'''
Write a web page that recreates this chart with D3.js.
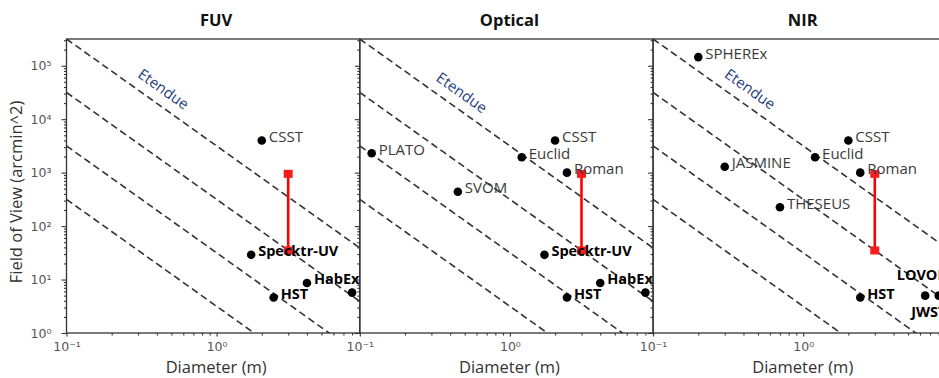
<!DOCTYPE html>
<html>
<head>
<meta charset="utf-8">
<script src="https://cdn.jsdelivr.net/npm/d3@7"></script>
<style>
  html, body { margin: 0; padding: 0; background: #fff; }
  svg { display: block; }
</style>
</head>
<body>
<div id="chart"></div>
<script>
// ---------- data ----------
const panelTitles = ["FUV", "Optical", "NIR"];

// FUV panel
const fuvNames  = ["CSST", "Specktr-UV", "HST", "HabEx", ""];
const fuvDiam   = [2.0, 1.7, 2.4, 4.0, 8.0];
const fuvFov    = [4000, 29, 4.6, 8.6, 5.7];
const fuvBold   = [false, true, true, true, true];

// Optical panel
const optNames  = ["PLATO", "SVOM", "Euclid", "CSST", "Roman", "Specktr-UV", "HST", "HabEx", ""];
const optDiam   = [0.12, 0.45, 1.2, 2.0, 2.4, 1.7, 2.4, 4.0, 8.0];
const optFov    = [2300, 440, 1940, 4000, 1000, 29, 4.6, 8.6, 5.7];
const optBold   = [false, false, false, false, false, true, true, true, true];

// NIR panel
const nirNames  = ["SPHEREx", "JASMINE", "Euclid", "CSST", "Roman", "THESEUS", "HST", "JWST", "LOVOIR"];
const nirDiam   = [0.2, 0.3, 1.2, 2.0, 2.4, 0.7, 2.4, 6.5, 8.0];
const nirFov    = [145000, 1290, 1940, 4000, 1000, 225, 4.6, 5.0, 5.0];
const nirBold   = [false, false, false, false, false, false, true, true, true];

// Proposed mission range (red bar)
const proposedDiam = 3.0;
const proposedFov  = [35, 950];

// Etendue reference lines: FOV * D^2 = constant
const etendueLevels = [Math.pow(10, 3.5), Math.pow(10, 2.5), Math.pow(10, 1.5), Math.pow(10, 0.5)];

// Axes
const xDomain = [0.1, 9.0];
const yDomain = [1, Math.pow(10, 5.5)];
const xMajorTicks = [0.1, 1];
const xTickLabels = ["10\u207B\u00B9", "10\u2070"];
const yMajorTicks = [1, 10, 100, 1000, 10000, 100000];
const yTickLabels = ["10\u2070", "10\u00B9", "10\u00B2", "10\u00B3", "10\u2074", "10\u2075"];

// ---------- layout / style ----------
const W = 939, H = 378;
const left0 = 66.5, top0 = 39, pw = 293.3, ph = 294;
const textFont = "'Open Sans', 'DejaVu Sans', sans-serif";
const labelOffsets = { "LOVOIR": [-42, -21], "JWST": [-14, 16] };

const panels = [
  { names: fuvNames, diam: fuvDiam, fov: fuvFov, bold: fuvBold },
  { names: optNames, diam: optDiam, fov: optFov, bold: optBold },
  { names: nirNames, diam: nirDiam, fov: nirFov, bold: nirBold }
];

function minorTicks(domain) {
  const out = [];
  for (let e = -2; e <= 6; e++) {
    for (let m = 2; m <= 9; m++) {
      const v = m * Math.pow(10, e);
      if (v > domain[0] && v < domain[1]) out.push(v);
    }
  }
  return out;
}

const svg = d3.select("#chart").append("svg")
  .attr("width", W).attr("height", H)
  .style("background", "#fff");

// y axis title
svg.append("text")
  .attr("transform", `translate(22,${top0 + ph / 2 + 6}) rotate(-90)`)
  .attr("text-anchor", "middle")
  .style("font-family", textFont).style("font-size", "16.5px").style("fill", "#333")
  .text("Field of View (arcmin^2)");

panels.forEach((p, i) => {
  const x = d3.scaleLog().domain(xDomain).range([0, pw]);
  const y = d3.scaleLog().domain(yDomain).range([ph, 0]);
  const g = svg.append("g").attr("transform", `translate(${left0 + i * pw},${top0})`);

  const clipId = "clip" + i;
  g.append("clipPath").attr("id", clipId)
    .append("rect").attr("width", pw).attr("height", ph);

  // title
  svg.append("text")
    .attr("x", left0 + i * pw + pw / 2 + 3).attr("y", 26)
    .attr("text-anchor", "middle")
    .style("font-family", textFont).style("font-size", "16.5px").style("font-weight", "bold")
    .style("fill", "#111")
    .text(panelTitles[i]);

  // x label
  svg.append("text")
    .attr("x", left0 + i * pw + pw / 2 + 3).attr("y", 373)
    .attr("text-anchor", "middle")
    .style("font-family", textFont).style("font-size", "16.5px").style("fill", "#333")
    .text("Diameter (m)");

  const plot = g.append("g").attr("clip-path", `url(#${clipId})`);

  // etendue lines
  const line = d3.line().x(d => x(d[0])).y(d => y(d[1]));
  etendueLevels.forEach(c => {
    plot.append("path")
      .datum(xDomain.map(d => [d, c / (d * d)]))
      .attr("d", line)
      .attr("fill", "none")
      .attr("stroke", "#333")
      .attr("stroke-width", 1.6)
      .attr("stroke-dasharray", "7,4");
  });

  // Etendue label along top line
  const c0 = etendueLevels[0];
  const dA = x.invert(80), dB = x.invert(120);
  const ang = Math.atan2(y(c0 / (dB * dB)) - y(c0 / (dA * dA)), x(dB) - x(dA)) * 180 / Math.PI;
  const dLab = x.invert(97 + (i === 1 ? 5 : 0));
  g.append("text")
    .attr("transform", `translate(${x(dLab)},${y(c0 / (dLab * dLab)) - 19}) rotate(${ang})`)
    .attr("text-anchor", "middle").attr("dy", "0.35em")
    .style("font-family", textFont).style("font-size", "15px").style("fill", "#1f3c7c")
    .text("Etendue");

  // red bar
  plot.append("line")
    .attr("x1", x(proposedDiam)).attr("x2", x(proposedDiam))
    .attr("y1", y(proposedFov[0])).attr("y2", y(proposedFov[1]))
    .attr("stroke", "#ff0000").attr("stroke-width", 2.6);
  plot.selectAll("rect.sq").data(proposedFov).enter().append("rect")
    .attr("class", "sq")
    .attr("x", x(proposedDiam) - 4.5).attr("y", d => y(d) - 4)
    .attr("width", 9).attr("height", 8)
    .attr("fill", "#f51c1c");

  // points
  const pts = p.names.map((n, k) => ({ name: n, d: p.diam[k], f: p.fov[k], bold: p.bold[k] }));
  plot.selectAll("circle").data(pts).enter().append("circle")
    .attr("cx", d => x(d.d)).attr("cy", d => y(d.f)).attr("r", 4.3)
    .attr("fill", "#000");

  g.selectAll("text.lbl").data(pts.filter(d => d.name)).enter().append("text")
    .attr("class", "lbl")
    .attr("x", d => x(d.d) + (labelOffsets[d.name] ? labelOffsets[d.name][0] : 7))
    .attr("y", d => y(d.f) + (labelOffsets[d.name] ? labelOffsets[d.name][1] : -4))
    .attr("dy", "0.36em")
    .style("font-family", textFont)
    .style("font-size", d => d.bold ? "14.5px" : "15px")
    .style("font-weight", d => d.bold ? "bold" : "normal")
    .style("fill", d => d.bold ? "#000" : "#3a3a3a")
    .text(d => d.name);

  // axes
  const yAx = g.append("g").call(
    d3.axisLeft(y).tickValues(yMajorTicks).tickSize(5).tickPadding(10)
      .tickFormat((d, k) => i === 0 ? yTickLabels[k] : ""));
  const yAxMin = g.append("g").call(
    d3.axisLeft(y).tickValues(minorTicks(yDomain)).tickSize(2.5).tickFormat(""));
  const xAx = g.append("g").attr("transform", `translate(0,${ph})`).call(
    d3.axisBottom(x).tickValues(xMajorTicks).tickSize(3.5).tickPadding(6)
      .tickFormat((d, k) => xTickLabels[k]));
  const xAxMin = g.append("g").attr("transform", `translate(0,${ph})`).call(
    d3.axisBottom(x).tickValues(minorTicks(xDomain)).tickSize(2.5).tickFormat(""));

  [yAx, yAxMin, xAx, xAxMin].forEach(a => {
    a.select(".domain").remove();
    a.selectAll(".tick line").attr("stroke", "#333").attr("stroke-width", 1.1);
    a.selectAll(".tick text")
      .style("font-family", "'DejaVu Sans', sans-serif").style("font-size", "12.5px")
      .style("fill", "#555");
  });

  // frame
  g.append("rect").attr("width", pw).attr("height", ph)
    .attr("fill", "none").attr("stroke", "#333").attr("stroke-width", 1.3);
});
</script>
</body>
</html>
'''
Problem to work on => Using the listing, copy every line where the word "chart" shows up.

Final result =>
Write a web page that recreates this chart with D3.js.
<div id="chart"></div>
const svg = d3.select("#chart").append("svg")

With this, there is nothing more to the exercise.